You may specify units (seconds, connections, and so on) in parentheses after the label.
- Keep the heading labels brief (three words or fewer).
- Use a single noun or noun phrase with no ending punctuation.
- Use sentence-style capitalization.
- Align the heading the same way as the data.
- Use the following group labels for high-level collections:
- Names: Use first letter of name or letter ranges.
- Sizes: Unspecified, 0 KB, 0-10 KB, 10-100 KB, 100 KB - 1 MB, 1-16 MB, 16-128 MB
- Dates: Today, Yesterday, Last week, Earlier this year, and A long time ago.
- Otherwise, group labels use the exact text of the data being grouped, including capitalization and punctuation.
- If you need to add instructional text about a list view, add it above the label. Use complete sentences with ending punctuation.
- Use sentence-style capitalization.
- Additional information that is helpful but not necessary should be kept short. Place this information either in parentheses between the label and colon or without parentheses below the control.

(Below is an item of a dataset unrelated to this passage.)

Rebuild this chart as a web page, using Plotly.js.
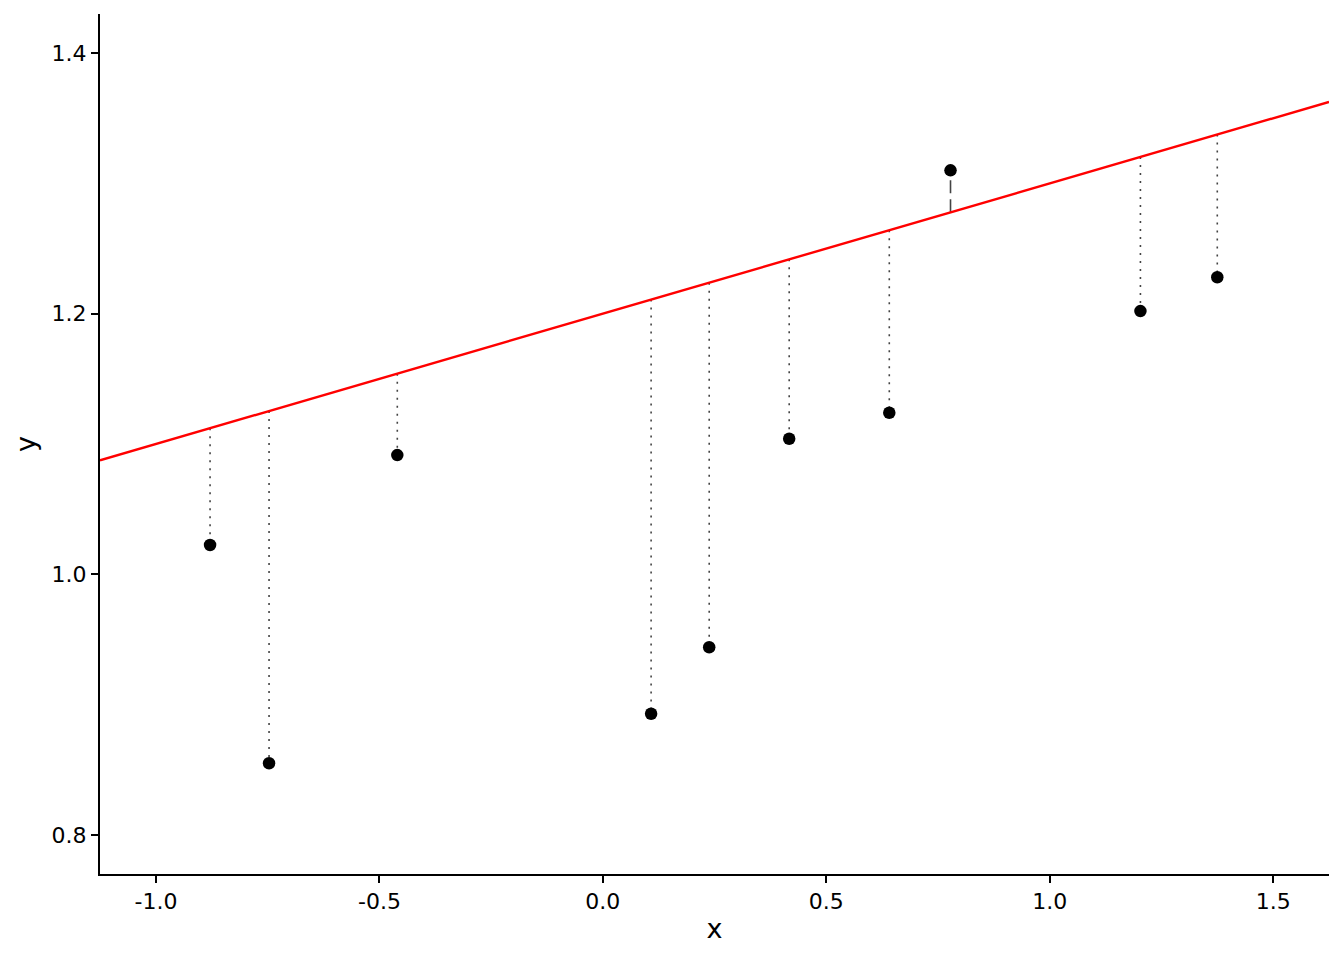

When referring to list views:
- Use the exact label text including its capitalization but don't include the access key underscore or colon, and include the word list. Don't refer to a list box as a list box, list view, or field.
- For list data, use the exact data text including its capitalization.
- Refer to list views as list views only in programming and other technical documentation. Everywhere else use list.
- To describe user interaction, use select for the data, and click for the headings.
- When possible, format the label and list options using bold text. Otherwise, put the label and options in quotation marks only if required to prevent confusion.
Example: In the Programs and services list, select File and printer sharing.
When referring to check boxes in a list view:
- Use the exact label text including its capitalization, and include the word check box. Don't include the access key underscore.
- To describe user interaction, use select and clear.
- When possible, format the label using bold text. Otherwise, put the label in quotation marks only if required to prevent confusion.
Example: Select the Underline check box.